Dice José María Aznar, y no es el único inconsciente, que ahora que los bancos van mal no hay dinero para salvar el planeta. La realidad es la contraria, pues detrás de uno de los fenómenos más preocupantes de la economía están precisamente los desastres generados por el cambio climático en la agricultura mundial. La crisis alimentaria es un problema económico en su realidad más cruda, pues aquí no se pierden ahorros sino vidas humanas. La lucha contra la contaminación es, en realidad, el mejor ejemplo de los males del capitalismo: solo se soluciona con regulación estatal, hace falta coordinación internacional, sus beneficios son indudables y, en resumen, nunca lo abordarán aquellos que solo piensan a corto plazo, aunque sea la inversión más rentable, con diferencia. ¿Hay acaso alguna mejor que salvar el planeta?

7- La soberbia del PIB

¿Un país más rico es un país mejor? No siempre. Según los datos del PIB, México está a punto de superar a España. ¿Es un país como México, donde hay familias que pierden su casa porque no pueden pagar las letras de una licuadora, un país mejor que España? México también es el país desarrollado donde mayor es la brecha entre ricos y pobres, según el último informe de la OCDE que se presentó hace unos días. Por desgracia, la desigualdad, la educación o la sanidad no cuentan con indicadores tan precisos como la inflación, el paro o el PIB. Los datos económicos son difíciles de esconder. Sin embargo, los indicadores de desarrollo humano no son homogéneos ni sistemáticos, los políticos pueden apostar a que, con una buena campaña publicitaria, hasta la sanidad pública más deteriorada pasará por buena.

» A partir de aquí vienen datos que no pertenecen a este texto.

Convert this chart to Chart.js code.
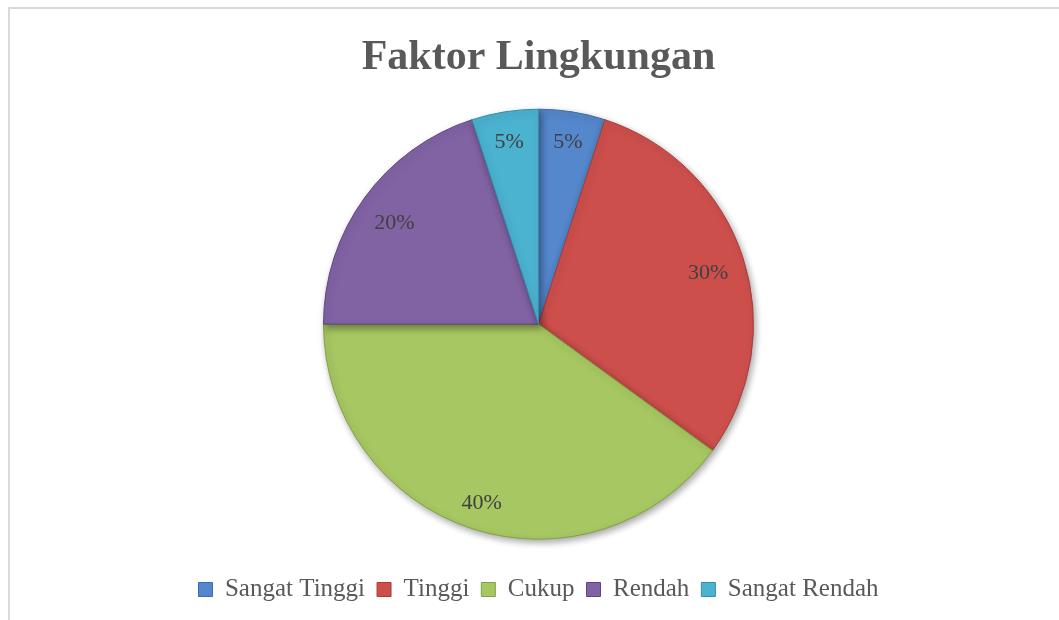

Una vez más, es un problema de recompensas. Lo que es bueno para el PIB no siempre es bueno para la sociedad, de poco sirve que aumente la riqueza si solo se benefician de ello los que ya son ricos, los mismos que nunca lo pasarán verdaderamente mal por mucho que se agrave la situación económica. En España, por ejemplo, la crisis va por barrios. Esta semana abrirá en la milla de oro de Madrid la exclusiva joyería neoyorquina Tiffany’s. Los hay que siempre desayunarán con diamantes.